The Monetary Policy Committee (CPM) of the National Bank of Angola (BNA) kept the BNA rate unchanged at 17.5 % and maintained the standing lending and absorption facilities at 18.5 % and 16.5 %, respectively, arguing that a prudent stance is warranted given heightened international uncertainty and escalating geopolitical tensions. After cumulative cuts of 150 bp between September 2025 and January 2026, the CPM this time focused on liquidity, lowering the kwanza reserve-requirement ratio to 17.5 % from 18 % to support interbank market activity. Domestically, disinflation persisted: monthly CPI slowed to 0.52 % in February and headline inflation eased to 13.35 % y/y, while 2025 GDP grew 3.13 % thanks to a 5.38 % expansion in the non-oil sector that offset a 5.22 % fall in oil output; credit to the economy advanced 18.56 % y/y to AOA 7.23 trn. Externally, the goods surplus slipped to USD 2.45 bn in January–February, yet international reserves held at USD 15.93 bn, equal to 7.4 months of import cover. The committee highlighted oil prices above USD 80/bbl and global trade and geopolitical frictions as key upside risks to world inflation and signalled it will retain a cautious policy approach to safeguard price stability.

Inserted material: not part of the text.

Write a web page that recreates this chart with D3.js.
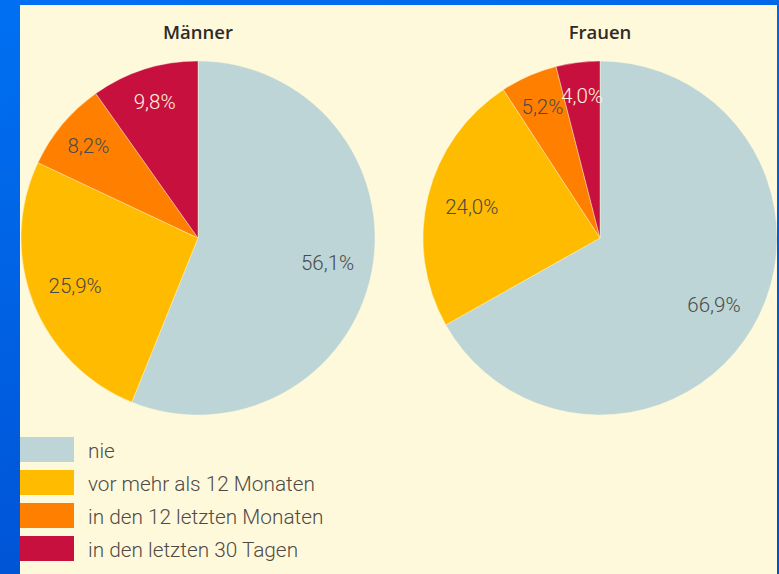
<!DOCTYPE html>
<html>
<head>
<meta charset="utf-8">
<script src="https://cdn.jsdelivr.net/npm/d3@7"></script>
<style>
  html, body { margin: 0; padding: 0; }
  body { width: 779px; height: 574px; overflow: hidden; background: #0068ec; }
  svg { display: block; }
</style>
</head>
<body>
<svg id="chart" width="779" height="574"></svg>
<script>
// Categories and shares (percent) per group
const categories = ["nie", "vor mehr als 12 Monaten", "in den 12 letzten Monaten", "in den letzten 30 Tagen"];
const groups = ["Männer", "Frauen"];
const maennerValues = [56.1, 25.9, 8.2, 9.8];
const frauenValues = [66.9, 24.0, 5.2, 4.0];
const seriesValues = [maennerValues, frauenValues];
const colors = ["#bdd5d6", "#ffbb00", "#ff8000", "#c8103f"];
const labelColors = ["#4a4a4a", "#4a4a4a", "#4a4a4a", "#fff4dc"];

const svg = d3.select("#chart");
const W = 779, H = 574;

// Background frame
const defs = svg.append("defs");
const grad = defs.append("linearGradient").attr("id", "frame")
  .attr("x1", 0).attr("y1", 0).attr("x2", 0.3).attr("y2", 1);
grad.append("stop").attr("offset", 0).attr("stop-color", "#0070f2");
grad.append("stop").attr("offset", 1).attr("stop-color", "#0052d4");
svg.append("rect").attr("width", W).attr("height", H).attr("fill", "url(#frame)");

// Cream panel
const panel = { x: 20, y: 5, w: 757, h: 569 };
svg.append("rect")
  .attr("x", panel.x).attr("y", panel.y)
  .attr("width", panel.w).attr("height", panel.h)
  .attr("fill", "#fff9dc");

const clip = defs.append("clipPath").attr("id", "panelClip");
clip.append("rect").attr("x", panel.x).attr("y", panel.y).attr("width", panel.w).attr("height", panel.h);

const plot = svg.append("g").attr("clip-path", "url(#panelClip)");

// Pie layout: start at 12 o'clock, clockwise, keep category order
const pie = d3.pie().sort(null).value(d => d);
const radius = 177;
const arc = d3.arc().innerRadius(0).outerRadius(radius);

const groupX = d3.scalePoint().domain(groups).range([198, 600]);
const cy = 238;

groups.forEach((g, gi) => {
  const cx = groupX(g);
  const gg = plot.append("g").attr("transform", `translate(${cx},${cy})`);
  const arcs = pie(seriesValues[gi]);

  gg.selectAll("path.slice")
    .data(arcs)
    .enter().append("path")
    .attr("class", "slice")
    .attr("d", arc)
    .attr("fill", (d, i) => colors[i])
    .attr("stroke", "#fff9dc")
    .attr("stroke-width", 0.4);

  // Value labels: smaller slices sit a bit further out
  gg.selectAll("text.val")
    .data(arcs)
    .enter().append("text")
    .attr("class", "val")
    .attr("transform", d => {
      const share = (d.endAngle - d.startAngle) / (2 * Math.PI);
      const lr = share < 0.11 ? 143 : 132;
      const a = (d.startAngle + d.endAngle) / 2;
      return `translate(${lr * Math.sin(a)},${-lr * Math.cos(a)})`;
    })
    .attr("text-anchor", "middle")
    .attr("dominant-baseline", "central")
    .attr("font-family", "Roboto, 'Noto Sans', sans-serif")
    .attr("font-weight", 300)
    .attr("font-size", 20.5)
    .attr("fill", (d, i) => labelColors[i])
    .text(d => d3.format(".1f")(d.data).replace(".", ",") + "%");

  // Group title
  svg.append("text")
    .attr("x", cx).attr("y", 31)
    .attr("text-anchor", "middle")
    .attr("dominant-baseline", "central")
    .attr("font-family", "'Open Sans', 'Noto Sans', sans-serif")
    .attr("font-weight", 600)
    .attr("font-size", 18.5)
    .attr("fill", "#2e2a26")
    .text(g);
});

// Legend
const legendY = d3.scaleBand().domain(categories).range([437, 561]).paddingInner(8 / 33).paddingOuter(0);
const legend = svg.append("g");
categories.forEach((c, i) => {
  legend.append("rect")
    .attr("x", 20).attr("y", legendY(c))
    .attr("width", 54).attr("height", legendY.bandwidth())
    .attr("fill", colors[i]);
  legend.append("text")
    .attr("x", 88).attr("y", legendY(c) + legendY.bandwidth() / 2 + 1)
    .attr("dominant-baseline", "central")
    .attr("font-family", "Roboto, 'Noto Sans', sans-serif")
    .attr("font-weight", 300)
    .attr("font-size", 20.8)
    .attr("fill", "#4f4a45")
    .text(c);
});
</script>
</body>
</html>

National Bank of Angola 2026-03-12
Angola’s central bank holds key rate at 17.5%
The National Bank of Angola’s Monetary Policy Committee kept the benchmark rate at 17.5% and the standing lending and absorption facilities at 18.5% and 16.5% but lowered the kwanza reserve-requirement ratio to 17.5% from 18% to support interbank liquidity, citing ongoing disinflation alongside heightened global uncertainty and geopolitical risk. The committee signalled a continued cautious stance to safeguard price stability.